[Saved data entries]
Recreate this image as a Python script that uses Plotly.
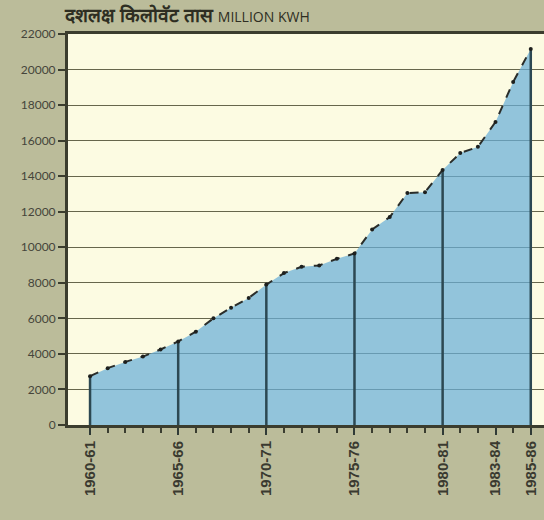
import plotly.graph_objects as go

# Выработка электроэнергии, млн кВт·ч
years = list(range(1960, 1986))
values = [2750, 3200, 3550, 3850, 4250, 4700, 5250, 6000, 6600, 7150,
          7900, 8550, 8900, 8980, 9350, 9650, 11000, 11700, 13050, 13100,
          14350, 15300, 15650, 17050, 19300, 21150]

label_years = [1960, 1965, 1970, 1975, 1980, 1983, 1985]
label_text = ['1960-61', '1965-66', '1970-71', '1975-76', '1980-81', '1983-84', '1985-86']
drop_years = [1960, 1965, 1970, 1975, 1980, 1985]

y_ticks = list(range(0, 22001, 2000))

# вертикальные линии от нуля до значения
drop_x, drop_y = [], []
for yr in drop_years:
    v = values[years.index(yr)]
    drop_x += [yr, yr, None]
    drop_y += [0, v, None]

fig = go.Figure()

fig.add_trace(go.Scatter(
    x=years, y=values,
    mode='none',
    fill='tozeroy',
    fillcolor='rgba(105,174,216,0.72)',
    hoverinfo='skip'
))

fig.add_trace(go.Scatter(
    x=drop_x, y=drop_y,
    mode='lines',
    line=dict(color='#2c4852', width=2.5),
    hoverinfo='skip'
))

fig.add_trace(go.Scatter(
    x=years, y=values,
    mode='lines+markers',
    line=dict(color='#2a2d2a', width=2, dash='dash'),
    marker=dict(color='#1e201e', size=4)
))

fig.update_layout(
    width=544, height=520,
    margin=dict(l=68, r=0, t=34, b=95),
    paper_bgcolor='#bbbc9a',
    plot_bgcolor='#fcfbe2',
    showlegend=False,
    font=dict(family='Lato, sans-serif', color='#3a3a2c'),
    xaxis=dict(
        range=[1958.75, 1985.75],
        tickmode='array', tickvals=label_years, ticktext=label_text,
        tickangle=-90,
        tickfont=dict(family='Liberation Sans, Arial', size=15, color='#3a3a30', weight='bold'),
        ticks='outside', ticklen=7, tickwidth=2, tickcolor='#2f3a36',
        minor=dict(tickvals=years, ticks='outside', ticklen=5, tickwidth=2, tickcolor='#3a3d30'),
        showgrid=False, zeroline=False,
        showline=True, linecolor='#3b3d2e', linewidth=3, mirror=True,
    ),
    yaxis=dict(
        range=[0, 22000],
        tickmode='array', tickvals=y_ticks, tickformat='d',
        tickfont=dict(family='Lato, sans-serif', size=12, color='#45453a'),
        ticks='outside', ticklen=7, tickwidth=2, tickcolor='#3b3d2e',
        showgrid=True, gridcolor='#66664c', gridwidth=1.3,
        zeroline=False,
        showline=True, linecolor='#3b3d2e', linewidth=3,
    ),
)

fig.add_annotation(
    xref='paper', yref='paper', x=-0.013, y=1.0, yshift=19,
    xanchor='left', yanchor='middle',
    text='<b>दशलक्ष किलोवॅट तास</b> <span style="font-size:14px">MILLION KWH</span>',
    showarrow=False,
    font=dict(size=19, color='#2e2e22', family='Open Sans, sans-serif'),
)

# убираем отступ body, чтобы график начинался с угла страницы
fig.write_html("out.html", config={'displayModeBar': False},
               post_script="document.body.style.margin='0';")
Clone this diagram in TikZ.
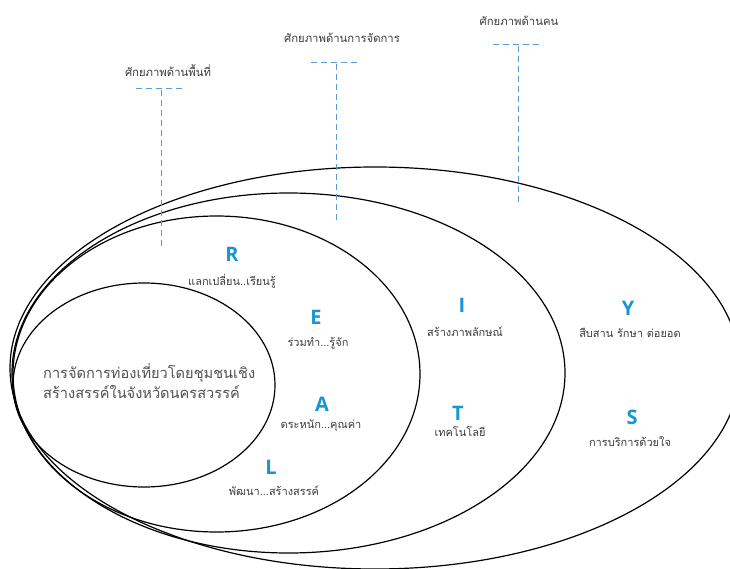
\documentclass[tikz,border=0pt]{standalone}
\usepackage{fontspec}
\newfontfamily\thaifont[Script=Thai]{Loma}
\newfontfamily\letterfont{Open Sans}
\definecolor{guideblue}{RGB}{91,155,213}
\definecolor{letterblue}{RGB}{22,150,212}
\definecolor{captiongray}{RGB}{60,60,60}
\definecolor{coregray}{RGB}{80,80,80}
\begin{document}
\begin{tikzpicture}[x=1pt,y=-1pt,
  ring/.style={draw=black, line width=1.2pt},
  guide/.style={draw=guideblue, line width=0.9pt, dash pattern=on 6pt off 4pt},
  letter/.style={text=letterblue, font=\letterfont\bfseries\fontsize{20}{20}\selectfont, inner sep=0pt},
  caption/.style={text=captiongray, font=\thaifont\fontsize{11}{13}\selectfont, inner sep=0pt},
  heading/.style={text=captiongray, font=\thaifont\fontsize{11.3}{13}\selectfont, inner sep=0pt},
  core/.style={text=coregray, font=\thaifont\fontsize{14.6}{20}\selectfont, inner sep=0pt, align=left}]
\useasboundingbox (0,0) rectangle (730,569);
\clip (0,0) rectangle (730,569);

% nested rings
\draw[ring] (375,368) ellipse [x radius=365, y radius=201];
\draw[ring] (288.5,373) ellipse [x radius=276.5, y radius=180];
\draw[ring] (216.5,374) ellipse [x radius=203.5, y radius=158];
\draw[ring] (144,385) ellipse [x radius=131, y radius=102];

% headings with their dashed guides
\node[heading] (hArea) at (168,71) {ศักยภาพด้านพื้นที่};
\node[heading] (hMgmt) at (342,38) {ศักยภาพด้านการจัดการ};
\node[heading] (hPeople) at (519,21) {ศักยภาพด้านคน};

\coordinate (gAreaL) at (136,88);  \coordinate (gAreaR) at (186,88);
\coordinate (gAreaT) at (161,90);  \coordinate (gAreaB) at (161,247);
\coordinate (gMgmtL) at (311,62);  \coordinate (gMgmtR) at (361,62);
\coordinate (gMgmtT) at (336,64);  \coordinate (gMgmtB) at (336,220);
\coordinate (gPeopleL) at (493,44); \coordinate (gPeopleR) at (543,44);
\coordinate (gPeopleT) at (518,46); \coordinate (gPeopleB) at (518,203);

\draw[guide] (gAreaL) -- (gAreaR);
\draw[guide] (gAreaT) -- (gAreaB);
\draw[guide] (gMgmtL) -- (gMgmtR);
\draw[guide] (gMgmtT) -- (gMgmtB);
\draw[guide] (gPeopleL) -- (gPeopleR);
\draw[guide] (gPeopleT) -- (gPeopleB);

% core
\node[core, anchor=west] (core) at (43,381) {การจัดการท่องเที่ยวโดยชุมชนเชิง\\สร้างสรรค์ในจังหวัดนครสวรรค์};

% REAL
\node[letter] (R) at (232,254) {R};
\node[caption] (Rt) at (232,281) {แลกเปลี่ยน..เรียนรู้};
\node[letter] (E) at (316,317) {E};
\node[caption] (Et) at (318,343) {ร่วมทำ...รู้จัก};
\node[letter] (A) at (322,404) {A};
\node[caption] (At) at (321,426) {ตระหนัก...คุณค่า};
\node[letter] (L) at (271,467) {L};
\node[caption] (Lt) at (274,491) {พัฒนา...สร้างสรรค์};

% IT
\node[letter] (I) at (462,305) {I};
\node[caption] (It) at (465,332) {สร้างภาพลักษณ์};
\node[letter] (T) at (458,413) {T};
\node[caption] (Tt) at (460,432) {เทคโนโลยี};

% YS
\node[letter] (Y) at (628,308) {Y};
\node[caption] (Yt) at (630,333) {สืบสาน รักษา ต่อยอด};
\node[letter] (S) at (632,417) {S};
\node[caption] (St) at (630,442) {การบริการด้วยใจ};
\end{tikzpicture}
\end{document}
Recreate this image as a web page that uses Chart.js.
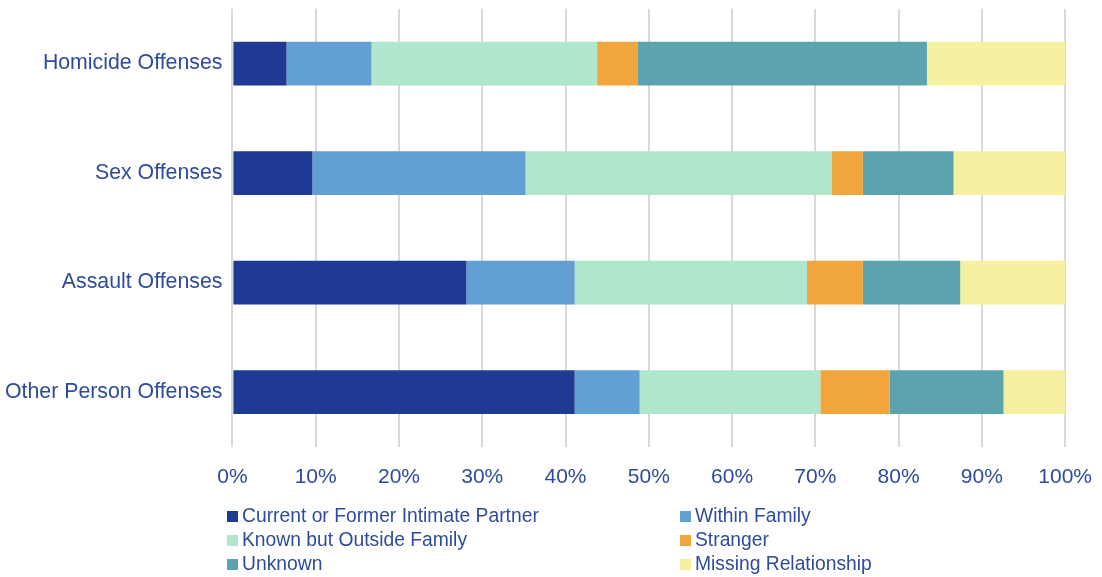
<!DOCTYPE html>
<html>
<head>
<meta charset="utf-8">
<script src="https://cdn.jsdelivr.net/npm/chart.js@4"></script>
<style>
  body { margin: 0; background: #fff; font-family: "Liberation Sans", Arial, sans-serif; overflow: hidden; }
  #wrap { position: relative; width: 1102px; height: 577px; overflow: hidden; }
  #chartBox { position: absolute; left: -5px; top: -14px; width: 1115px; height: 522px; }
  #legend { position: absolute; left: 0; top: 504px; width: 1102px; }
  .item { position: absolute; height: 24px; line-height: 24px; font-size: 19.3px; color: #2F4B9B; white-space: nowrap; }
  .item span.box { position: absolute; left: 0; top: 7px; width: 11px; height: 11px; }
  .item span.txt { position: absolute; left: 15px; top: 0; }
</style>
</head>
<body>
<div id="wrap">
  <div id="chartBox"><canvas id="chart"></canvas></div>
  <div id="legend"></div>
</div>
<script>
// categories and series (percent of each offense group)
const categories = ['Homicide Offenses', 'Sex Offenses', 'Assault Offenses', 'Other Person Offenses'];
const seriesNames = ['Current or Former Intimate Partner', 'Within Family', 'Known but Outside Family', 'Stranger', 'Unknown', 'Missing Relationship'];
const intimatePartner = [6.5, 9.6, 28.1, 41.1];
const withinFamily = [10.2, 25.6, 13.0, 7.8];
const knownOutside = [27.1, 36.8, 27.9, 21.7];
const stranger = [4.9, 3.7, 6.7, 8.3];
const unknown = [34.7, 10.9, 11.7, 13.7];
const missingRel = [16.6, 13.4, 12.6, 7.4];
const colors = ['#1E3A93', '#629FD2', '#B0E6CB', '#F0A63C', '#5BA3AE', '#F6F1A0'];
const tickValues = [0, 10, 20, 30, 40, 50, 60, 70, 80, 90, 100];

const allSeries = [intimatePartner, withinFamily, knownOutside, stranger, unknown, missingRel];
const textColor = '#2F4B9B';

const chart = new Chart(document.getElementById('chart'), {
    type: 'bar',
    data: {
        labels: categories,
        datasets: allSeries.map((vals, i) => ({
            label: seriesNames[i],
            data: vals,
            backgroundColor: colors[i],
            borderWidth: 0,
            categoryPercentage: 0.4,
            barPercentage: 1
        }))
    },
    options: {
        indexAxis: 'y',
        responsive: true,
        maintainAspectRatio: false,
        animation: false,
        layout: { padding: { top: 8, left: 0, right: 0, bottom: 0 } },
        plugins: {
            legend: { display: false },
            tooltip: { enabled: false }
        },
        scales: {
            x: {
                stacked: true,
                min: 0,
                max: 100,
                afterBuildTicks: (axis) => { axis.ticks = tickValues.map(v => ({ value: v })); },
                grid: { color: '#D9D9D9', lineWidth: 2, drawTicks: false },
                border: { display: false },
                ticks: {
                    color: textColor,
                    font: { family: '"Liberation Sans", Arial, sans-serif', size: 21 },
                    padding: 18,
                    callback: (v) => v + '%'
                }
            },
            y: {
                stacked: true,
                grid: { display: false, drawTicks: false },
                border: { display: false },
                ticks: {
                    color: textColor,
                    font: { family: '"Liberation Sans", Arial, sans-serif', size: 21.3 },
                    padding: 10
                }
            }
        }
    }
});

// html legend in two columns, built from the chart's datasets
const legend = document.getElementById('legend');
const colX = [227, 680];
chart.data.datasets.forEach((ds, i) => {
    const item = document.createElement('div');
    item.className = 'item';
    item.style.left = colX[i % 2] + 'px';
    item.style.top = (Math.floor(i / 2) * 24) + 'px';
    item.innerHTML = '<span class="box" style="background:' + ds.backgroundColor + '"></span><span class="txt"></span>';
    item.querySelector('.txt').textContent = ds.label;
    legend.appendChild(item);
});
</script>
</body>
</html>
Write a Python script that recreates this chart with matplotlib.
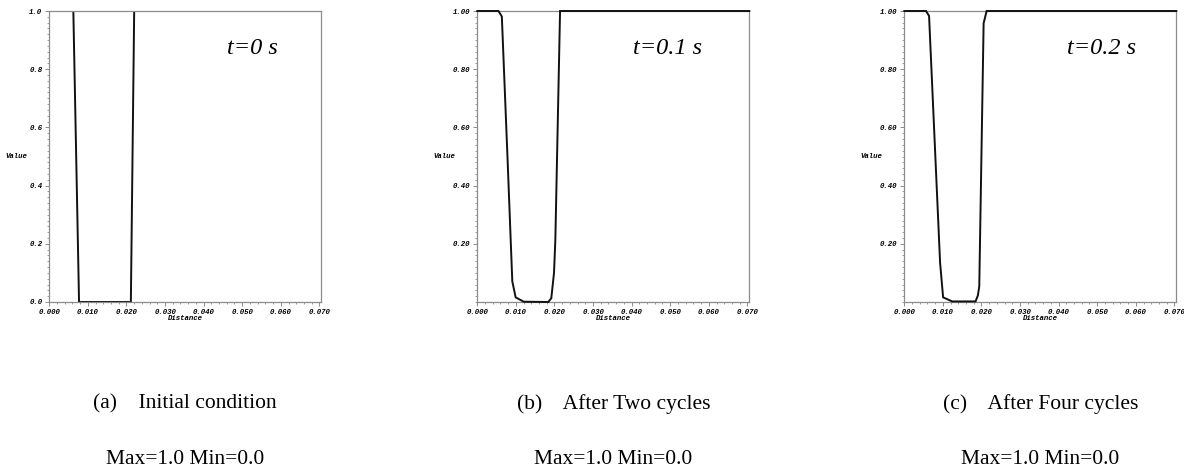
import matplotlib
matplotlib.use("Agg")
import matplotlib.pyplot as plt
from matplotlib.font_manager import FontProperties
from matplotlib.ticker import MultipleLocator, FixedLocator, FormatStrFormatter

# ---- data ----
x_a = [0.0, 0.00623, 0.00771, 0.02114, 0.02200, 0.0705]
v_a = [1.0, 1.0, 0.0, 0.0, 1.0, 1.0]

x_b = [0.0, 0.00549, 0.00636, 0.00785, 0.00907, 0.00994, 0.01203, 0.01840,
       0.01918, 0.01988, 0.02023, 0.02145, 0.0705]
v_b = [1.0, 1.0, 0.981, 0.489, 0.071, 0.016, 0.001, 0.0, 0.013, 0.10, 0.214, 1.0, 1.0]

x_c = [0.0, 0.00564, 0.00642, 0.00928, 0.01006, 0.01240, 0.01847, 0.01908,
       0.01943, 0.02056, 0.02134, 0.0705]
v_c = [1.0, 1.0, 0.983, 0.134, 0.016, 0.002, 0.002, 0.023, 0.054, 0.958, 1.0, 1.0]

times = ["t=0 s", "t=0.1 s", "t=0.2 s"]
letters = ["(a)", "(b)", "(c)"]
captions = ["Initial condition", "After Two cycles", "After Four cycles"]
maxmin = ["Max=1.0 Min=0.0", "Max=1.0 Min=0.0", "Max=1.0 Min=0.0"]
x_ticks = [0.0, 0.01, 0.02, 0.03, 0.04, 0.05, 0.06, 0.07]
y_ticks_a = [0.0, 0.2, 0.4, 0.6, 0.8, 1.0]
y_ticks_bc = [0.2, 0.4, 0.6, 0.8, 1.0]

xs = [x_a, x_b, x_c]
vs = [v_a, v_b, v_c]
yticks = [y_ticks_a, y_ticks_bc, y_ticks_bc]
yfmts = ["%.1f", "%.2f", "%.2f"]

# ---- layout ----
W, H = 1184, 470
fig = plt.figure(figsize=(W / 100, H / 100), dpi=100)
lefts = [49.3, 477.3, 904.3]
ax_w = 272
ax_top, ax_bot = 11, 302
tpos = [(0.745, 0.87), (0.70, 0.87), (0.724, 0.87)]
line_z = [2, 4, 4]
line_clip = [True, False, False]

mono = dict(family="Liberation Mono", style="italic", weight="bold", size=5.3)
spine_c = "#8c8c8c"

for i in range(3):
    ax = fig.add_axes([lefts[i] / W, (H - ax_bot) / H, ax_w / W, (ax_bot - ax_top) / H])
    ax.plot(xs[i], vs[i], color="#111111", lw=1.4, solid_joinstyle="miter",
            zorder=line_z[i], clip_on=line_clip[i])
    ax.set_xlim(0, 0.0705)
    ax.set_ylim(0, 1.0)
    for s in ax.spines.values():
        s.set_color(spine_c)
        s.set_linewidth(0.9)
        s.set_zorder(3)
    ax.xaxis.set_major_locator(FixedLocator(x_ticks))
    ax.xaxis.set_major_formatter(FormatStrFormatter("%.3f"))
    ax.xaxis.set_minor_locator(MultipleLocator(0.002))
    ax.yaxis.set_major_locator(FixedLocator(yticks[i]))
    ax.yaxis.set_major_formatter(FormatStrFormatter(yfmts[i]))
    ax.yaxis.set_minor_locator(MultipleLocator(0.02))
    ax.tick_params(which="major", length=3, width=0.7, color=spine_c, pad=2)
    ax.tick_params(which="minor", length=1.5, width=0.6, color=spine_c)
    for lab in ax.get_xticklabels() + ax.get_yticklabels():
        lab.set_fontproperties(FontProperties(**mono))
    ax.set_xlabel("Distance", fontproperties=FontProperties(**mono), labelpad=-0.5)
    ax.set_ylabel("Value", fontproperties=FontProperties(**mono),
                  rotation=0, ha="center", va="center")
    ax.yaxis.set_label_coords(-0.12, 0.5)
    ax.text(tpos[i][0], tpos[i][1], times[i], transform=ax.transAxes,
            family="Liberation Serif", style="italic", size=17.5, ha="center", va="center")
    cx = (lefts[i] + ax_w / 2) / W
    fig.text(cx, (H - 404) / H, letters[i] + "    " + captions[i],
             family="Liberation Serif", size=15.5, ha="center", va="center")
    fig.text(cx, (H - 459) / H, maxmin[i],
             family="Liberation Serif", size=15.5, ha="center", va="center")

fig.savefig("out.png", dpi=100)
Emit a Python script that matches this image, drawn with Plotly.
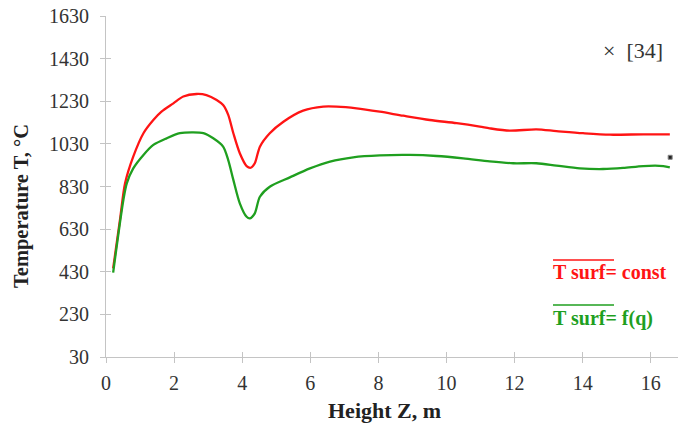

Task goal
Above are some records. Reproduce the lines from the one with "Recreate this image as a web" down to the one with "const textColor = '#2F4B9B';", keeping both, and leave every picture out.

Output for this exercise
Recreate this image as a web page that uses Chart.js.
<!DOCTYPE html>
<html>
<head>
<meta charset="utf-8">
<script src="https://cdn.jsdelivr.net/npm/chart.js@4"></script>
<style>
  body { margin: 0; background: #fff; font-family: "Liberation Sans", Arial, sans-serif; overflow: hidden; }
  #wrap { position: relative; width: 1102px; height: 577px; overflow: hidden; }
  #chartBox { position: absolute; left: -5px; top: -14px; width: 1115px; height: 522px; }
  #legend { position: absolute; left: 0; top: 504px; width: 1102px; }
  .item { position: absolute; height: 24px; line-height: 24px; font-size: 19.3px; color: #2F4B9B; white-space: nowrap; }
  .item span.box { position: absolute; left: 0; top: 7px; width: 11px; height: 11px; }
  .item span.txt { position: absolute; left: 15px; top: 0; }
</style>
</head>
<body>
<div id="wrap">
  <div id="chartBox"><canvas id="chart"></canvas></div>
  <div id="legend"></div>
</div>
<script>
// categories and series (percent of each offense group)
const categories = ['Homicide Offenses', 'Sex Offenses', 'Assault Offenses', 'Other Person Offenses'];
const seriesNames = ['Current or Former Intimate Partner', 'Within Family', 'Known but Outside Family', 'Stranger', 'Unknown', 'Missing Relationship'];
const intimatePartner = [6.5, 9.6, 28.1, 41.1];
const withinFamily = [10.2, 25.6, 13.0, 7.8];
const knownOutside = [27.1, 36.8, 27.9, 21.7];
const stranger = [4.9, 3.7, 6.7, 8.3];
const unknown = [34.7, 10.9, 11.7, 13.7];
const missingRel = [16.6, 13.4, 12.6, 7.4];
const colors = ['#1E3A93', '#629FD2', '#B0E6CB', '#F0A63C', '#5BA3AE', '#F6F1A0'];
const tickValues = [0, 10, 20, 30, 40, 50, 60, 70, 80, 90, 100];

const allSeries = [intimatePartner, withinFamily, knownOutside, stranger, unknown, missingRel];
const textColor = '#2F4B9B';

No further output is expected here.